Here’s another attack, from a sermon at Oxford in the 1840s: pic.twitter.com/Z2BN5gg4dL
— csraac (@csraac) December 14, 2018
People we, today, might call evangelical explicitly disavow “evangelicalism.” “The Christian Observer”—a newspaper associated with William Wilberforce and the Clapham Sect—said word would only be used by “some wilting scoffer,” never by “those who reverence Evangelical doctrine.”
— csraac (@csraac) December 14, 2018
Later that decade, “evangelical” gets used–I think for the first time–as a self-description. This happens because of the Evangelical Alliance in 1846. https://t.co/VeZz7KUORK
— csraac (@csraac) December 14, 2018
The Alliance was committed to religious liberty for non-state churches. The unifying issue of these first “evangelicals” was disestablishment.
— csraac (@csraac) December 14, 2018
The more common name was “Dissenter,” but they did use “Evangelical.”
— csraac (@csraac) December 14, 2018
The name wasn’t regularly used and used like we use it now, as far as I can tell, until the 1940s, when the National Association of Evangelicals picked up the term in the U.S.
— csraac (@csraac) December 14, 2018
In his book _Reforming Fundamentalism_, historian George Marsden says he asked Carl Henry, one of the NAE’s founders: why “evangelical”? https://t.co/gvPXSYge5g
— csraac (@csraac) December 14, 2018
Henry said because nobody was using it, and they could define it how they wanted.
— csraac (@csraac) December 14, 2018
That certainly doesn’t settle the debates about the definition of the word, who’s really evangelical, and who gets to draw those lines. It doesn’t tell you whether or not Bebbington’s quadrilateral is useful. But …
— csraac (@csraac) December 14, 2018
But as a religious historian, I’m always concerned about anachronisms. I try to be careful not to impose modern categories on the past.
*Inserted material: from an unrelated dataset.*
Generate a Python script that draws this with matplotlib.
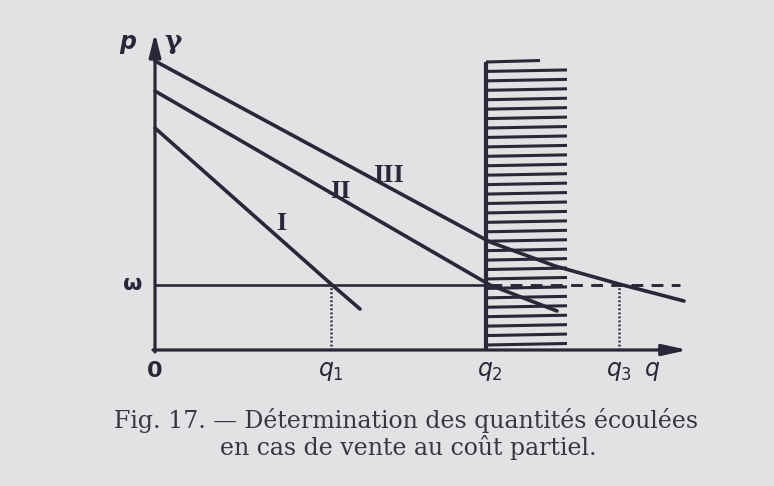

So I find it helpful to ask how a word was used and when it was used, and ask “when was evangelical”?
— csraac (@csraac) December 14, 2018
The answer, it turns out, is the 1840s and the 1940s, in two very different moments. Which is the kind of weird answer I hope for, with a Friday-afternoon-history-Twitter thread.
— csraac (@csraac) December 14, 2018
Daniel did an excellent research job here. Very stimulating! He confirmed my suspicions that the use of the term in the middle Twentieth Century was something of an artificial construct.
I am reticent any longer to use it as a descriptor simply because there is no longer a common understanding of who is being described. There are the post-Christian Emerging Church folks on the left an the Independent Fundamentalists on the right. While some would label both groups as evangelicals, it’s tough to find what they share in common doctrinally, theologically, and liturgically.
And Daniel’s research suggests, the name might be ripe for a new definition.